New owner Luciano has done more than maintain the property. She’s given it new life. Its interior sparkles with bold colors — a purple bedroom and a red kitchen.

Little details still give away its age though. The cliff-steep stairwell to the second floor. The amoeba-like jumble of rooms added to the original four. And the tin roof.

“Have you ever heard rain on a tin roof? It’s wonderful,” Luciano said. A 57-year-old psychotherapist, she also works from home.

Of course the roof needs to be replaced. And a new porch needs to be built. Restoring has not been easy. She has put at least $100,000 into it, doing much of the work herself, self taught by restoring her former home in upstate New York.

But for Luciano all the work is worth it. She loves sitting around thinking about all the stories and lives that have gone on in the home that was built by Needham Norris, a farmer who ran a mill at Bass Lake.

The stories are important to Barbara Koblich as well. Koblich, a Holly Springs town clerk, has been an influential force in naming the subdivision that could one day sit behind Luciano’s house.

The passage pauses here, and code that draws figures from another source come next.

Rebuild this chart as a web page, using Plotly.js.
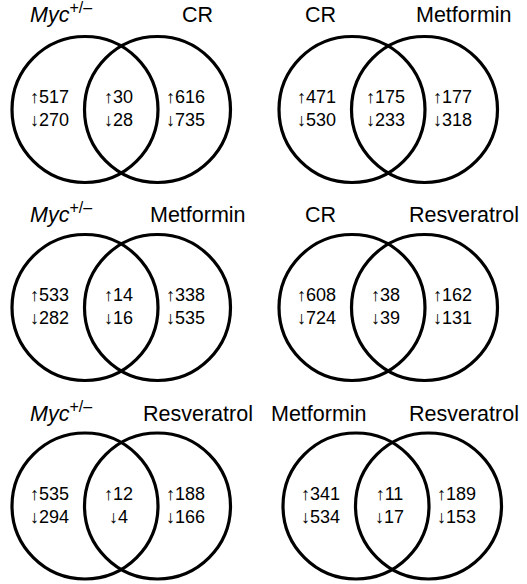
<!DOCTYPE html>
<html>
<head>
<meta charset="utf-8">
<script src="https://cdn.plot.ly/plotly-3.0.1.min.js"></script>
<style>html,body{margin:0;padding:0;background:#fff;}#chart{width:527px;height:584px;}</style>
</head>
<body>
<div id="chart"></div>
<script>
// ---- data ----
const labelA = ['<i>Myc</i><sup><span style="font-size:16px">+/–</span></sup>', 'CR', '<i>Myc</i><sup><span style="font-size:16px">+/–</span></sup>', 'CR', '<i>Myc</i><sup><span style="font-size:16px">+/–</span></sup>', 'Metformin'];
const labelB = ['CR', 'Metformin', 'Metformin', 'Resveratrol', 'Resveratrol', 'Resveratrol'];
const upA    = [517, 471, 533, 608, 535, 341];
const downA  = [270, 530, 282, 724, 294, 534];
const upAB   = [30, 175, 14, 38, 12, 11];
const downAB = [28, 233, 16, 39, 4, 17];
const upB    = [616, 177, 338, 162, 188, 189];
const downB  = [735, 318, 535, 131, 166, 153];

// ---- layout constants (positions in page pixels) ----
const W = 527, H = 584;
const panelX = [0, 267, 0, 267, 0, 271];
const rowCY = [109.5, 307.5, 506];
const rowLabelY = [29, 229, 428];
const circleRel = [85, 157.5];
const R = 73;
const textRel = [49, 118, 185];
const labelAX = [60.5, 320.5, 60.5, 320.5, 60.5, 319];
const labelBX = [197.5, 464, 197.5, 464, 197.5, 464];

const FONT = 'Liberation Sans, Arial, Helvetica, sans-serif';
const shapes = [];
const annotations = [];

for (let i = 0; i < 6; i++) {
  const row = Math.floor(i / 2);
  const cy = rowCY[row];
  const ox = panelX[i];
  circleRel.forEach(cx => {
    shapes.push({
      type: 'circle', xref: 'x', yref: 'y',
      x0: ox + cx - R, x1: ox + cx + R,
      y0: cy - R, y1: cy + R,
      line: {color: '#000', width: 3.2},
      fillcolor: 'rgba(0,0,0,0)'
    });
  });
  const texts = [
    '↑' + upA[i] + '<br>↓' + downA[i],
    '↑' + upAB[i] + '<br>↓' + downAB[i],
    '↑' + upB[i] + '<br>↓' + downB[i]
  ];
  texts.forEach((t, k) => {
    annotations.push({
      xref: 'x', yref: 'y', x: ox + textRel[k], y: cy - 1,
      text: t, showarrow: false, xanchor: 'center', yanchor: 'middle',
      align: 'center', font: {family: FONT, size: 18, color: '#000'}
    });
  });
  annotations.push({
    xref: 'x', yref: 'y', x: labelAX[i], y: rowLabelY[row],
    text: labelA[i], showarrow: false, xanchor: 'center', yanchor: 'bottom',
    font: {family: FONT, size: 21.5, color: '#000'}
  });
  annotations.push({
    xref: 'x', yref: 'y', x: labelBX[i], y: rowLabelY[row],
    text: labelB[i], showarrow: false, xanchor: 'center', yanchor: 'bottom',
    font: {family: FONT, size: 21.5, color: '#000'}
  });
}

const layout = {
  width: W, height: H,
  margin: {l: 0, r: 0, t: 0, b: 0, pad: 0},
  paper_bgcolor: '#fff', plot_bgcolor: '#fff',
  showlegend: false,
  xaxis: {range: [0, W], visible: false, fixedrange: true},
  yaxis: {range: [H, 0], visible: false, fixedrange: true},
  shapes: shapes,
  annotations: annotations
};

Plotly.newPlot('chart', [], layout, {staticPlot: true, displayModeBar: false});
</script>
</body>
</html>
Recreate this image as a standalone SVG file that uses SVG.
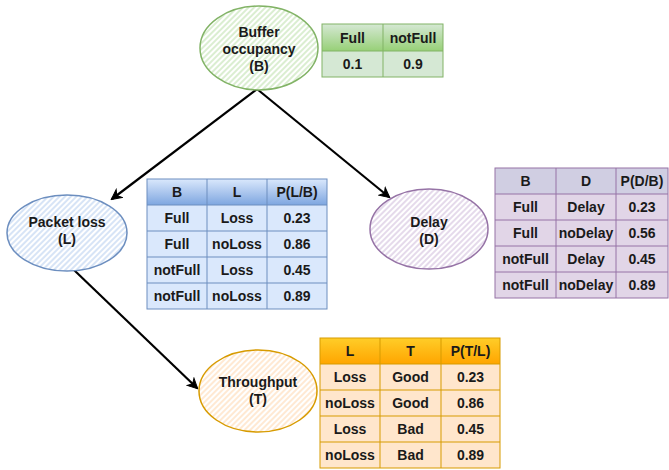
<svg xmlns="http://www.w3.org/2000/svg" width="669" height="470" viewBox="0 0 669 470">
<defs>
<style>
text{font-family:"Liberation Sans",Arial,sans-serif;font-weight:bold;font-size:14px;fill:#1a1a1a;text-anchor:middle}
.edge{stroke:#000;stroke-width:2.2;fill:none;marker-end:url(#arr)}
.gl{stroke:#82b366;stroke-width:1}
.bl{stroke:#6c8ebf;stroke-width:1}
.pl{stroke:#9673a6;stroke-width:1}
.ol{stroke:#d79b00;stroke-width:1}
</style>
<marker id="arr" viewBox="0 0 12 12" refX="10" refY="6" markerWidth="12" markerHeight="12" markerUnits="userSpaceOnUse" orient="auto">
<path d="M1,1 L11,6 L1,11 L4,6 Z" fill="#000" stroke="#000" stroke-width="1" stroke-linejoin="miter"/>
</marker>
<pattern id="hg" width="4" height="4" patternUnits="userSpaceOnUse" patternTransform="rotate(45)"><line x1="1" y1="0" x2="1" y2="4" stroke="#c2e3b2" stroke-width="1.2"/></pattern>
<pattern id="hb" width="4" height="4" patternUnits="userSpaceOnUse" patternTransform="rotate(45)"><line x1="1" y1="0" x2="1" y2="4" stroke="#bcd2f0" stroke-width="1.2"/></pattern>
<pattern id="hp" width="4" height="4" patternUnits="userSpaceOnUse" patternTransform="rotate(45)"><line x1="1" y1="0" x2="1" y2="4" stroke="#d3c1dd" stroke-width="1.2"/></pattern>
<pattern id="ho" width="4" height="4" patternUnits="userSpaceOnUse" patternTransform="rotate(45)"><line x1="1" y1="0" x2="1" y2="4" stroke="#ffdab5" stroke-width="1.2"/></pattern>
<linearGradient id="gg" x1="0" y1="0" x2="0" y2="1"><stop offset="0" stop-color="#d5e8d4"/><stop offset="1" stop-color="#97d077"/></linearGradient>
<linearGradient id="gb" x1="0" y1="0" x2="0" y2="1"><stop offset="0" stop-color="#dae8fc"/><stop offset="1" stop-color="#7ea6e0"/></linearGradient>
<linearGradient id="go" x1="0" y1="0" x2="0" y2="1"><stop offset="0" stop-color="#ffcd28"/><stop offset="1" stop-color="#ffa500"/></linearGradient>
</defs>
<rect width="669" height="470" fill="#fff"/>

<g id="connectors">
<line class="edge" x1="257" y1="89" x2="112" y2="199"/>
<line class="edge" x1="257" y1="89" x2="389" y2="197"/>
<line class="edge" x1="74" y1="270" x2="197" y2="388"/>
</g>

<g id="nodeB">
<ellipse cx="259" cy="48" rx="59" ry="42" fill="#fff"/>
<ellipse cx="259" cy="48" rx="59" ry="42" fill="url(#hg)" stroke="#82b366" stroke-width="1.5"/>
<text x="259" y="37">Buffer</text>
<text x="259" y="54">occupancy</text>
<text x="259" y="71">(B)</text>
</g>

<g id="tableB">
<rect x="322" y="24" width="121" height="27" fill="url(#gg)"/>
<rect x="322" y="51" width="121" height="26" fill="#d5e8d4"/>
<rect x="322" y="24" width="121" height="53" fill="none" class="gl"/>
<line x1="322" y1="51" x2="443" y2="51" class="gl"/>
<line x1="383" y1="24" x2="383" y2="77" class="gl"/>
<text x="352.5" y="42.5">Full</text><text x="413" y="42.5">notFull</text>
<text x="352.5" y="69">0.1</text><text x="413" y="69">0.9</text>
</g>

<g id="nodeL">
<ellipse cx="67" cy="233" rx="60" ry="38" fill="#fff"/>
<ellipse cx="67" cy="233" rx="60" ry="38" fill="url(#hb)" stroke="#6c8ebf" stroke-width="1.5"/>
<text x="67" y="227">Packet loss</text>
<text x="67" y="244">(L)</text>
</g>

<g id="tableL">
<rect x="147" y="179" width="180" height="26" fill="url(#gb)"/>
<rect x="147" y="205" width="180" height="104" fill="#dae8fc"/>
<rect x="147" y="179" width="180" height="130" fill="none" class="bl"/>
<line x1="147" y1="205" x2="327" y2="205" class="bl"/>
<line x1="147" y1="231" x2="327" y2="231" class="bl"/>
<line x1="147" y1="257" x2="327" y2="257" class="bl"/>
<line x1="147" y1="283" x2="327" y2="283" class="bl"/>
<line x1="207" y1="179" x2="207" y2="309" class="bl"/>
<line x1="267" y1="179" x2="267" y2="309" class="bl"/>
<text x="177" y="197">B</text><text x="237" y="197">L</text><text x="297" y="197">P(L/B)</text>
<text x="177" y="223">Full</text><text x="237" y="223">Loss</text><text x="297" y="223">0.23</text>
<text x="177" y="249">Full</text><text x="237" y="249">noLoss</text><text x="297" y="249">0.86</text>
<text x="177" y="275">notFull</text><text x="237" y="275">Loss</text><text x="297" y="275">0.45</text>
<text x="177" y="301">notFull</text><text x="237" y="301">noLoss</text><text x="297" y="301">0.89</text>
</g>

<g id="nodeD">
<ellipse cx="429" cy="229" rx="59" ry="40" fill="#fff"/>
<ellipse cx="429" cy="229" rx="59" ry="40" fill="url(#hp)" stroke="#9673a6" stroke-width="1.5"/>
<text x="429" y="227">Delay</text>
<text x="429" y="244">(D)</text>
</g>

<g id="tableD">
<rect x="495" y="168" width="173" height="26" fill="#d0cee2"/>
<rect x="495" y="194" width="173" height="104" fill="#e1d5e7"/>
<rect x="495" y="168" width="173" height="130" fill="none" class="pl"/>
<line x1="495" y1="194" x2="668" y2="194" class="pl"/>
<line x1="495" y1="220" x2="668" y2="220" class="pl"/>
<line x1="495" y1="246" x2="668" y2="246" class="pl"/>
<line x1="495" y1="272" x2="668" y2="272" class="pl"/>
<line x1="556" y1="168" x2="556" y2="298" class="pl"/>
<line x1="616" y1="168" x2="616" y2="298" class="pl"/>
<text x="525.5" y="186">B</text><text x="586" y="186">D</text><text x="642" y="186">P(D/B)</text>
<text x="525.5" y="212">Full</text><text x="586" y="212">Delay</text><text x="642" y="212">0.23</text>
<text x="525.5" y="238">Full</text><text x="586" y="238">noDelay</text><text x="642" y="238">0.56</text>
<text x="525.5" y="264">notFull</text><text x="586" y="264">Delay</text><text x="642" y="264">0.45</text>
<text x="525.5" y="290">notFull</text><text x="586" y="290">noDelay</text><text x="642" y="290">0.89</text>
</g>

<g id="nodeT">
<ellipse cx="258" cy="391" rx="59" ry="41" fill="#fff"/>
<ellipse cx="258" cy="391" rx="59" ry="41" fill="url(#ho)" stroke="#d79b00" stroke-width="1.5"/>
<text x="258" y="387">Throughput</text>
<text x="258" y="404">(T)</text>
</g>

<g id="tableT">
<rect x="320" y="338" width="180" height="26" fill="url(#go)"/>
<rect x="320" y="364" width="180" height="104" fill="#ffe6cc"/>
<rect x="320" y="338" width="180" height="130" fill="none" class="ol"/>
<line x1="320" y1="364" x2="500" y2="364" class="ol"/>
<line x1="320" y1="390" x2="500" y2="390" class="ol"/>
<line x1="320" y1="416" x2="500" y2="416" class="ol"/>
<line x1="320" y1="442" x2="500" y2="442" class="ol"/>
<line x1="380" y1="338" x2="380" y2="468" class="ol"/>
<line x1="441" y1="338" x2="441" y2="468" class="ol"/>
<text x="350" y="356">L</text><text x="410.5" y="356">T</text><text x="470.5" y="356">P(T/L)</text>
<text x="350" y="382">Loss</text><text x="410.5" y="382">Good</text><text x="470.5" y="382">0.23</text>
<text x="350" y="408">noLoss</text><text x="410.5" y="408">Good</text><text x="470.5" y="408">0.86</text>
<text x="350" y="434">Loss</text><text x="410.5" y="434">Bad</text><text x="470.5" y="434">0.45</text>
<text x="350" y="460">noLoss</text><text x="410.5" y="460">Bad</text><text x="470.5" y="460">0.89</text>
</g>
</svg>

Koblich said she talked with Olive about the historical importance of the house and land.

So current plans call for Union Ridge to have streets named after historical figures and facts relating to the property, Koblich said.

Historical names or not, Luciano isn’t so sure how she’ll feel when construction begins on Union Ridge. The subdivision is still waiting for various approvals from the town. When it’s built it will alter the rural landscape that Luciano has come to love.

At that point Luciano sad she may even decide to move on. But if she does, she’ll leave knowing she helped save one part of Holly Springs’ past.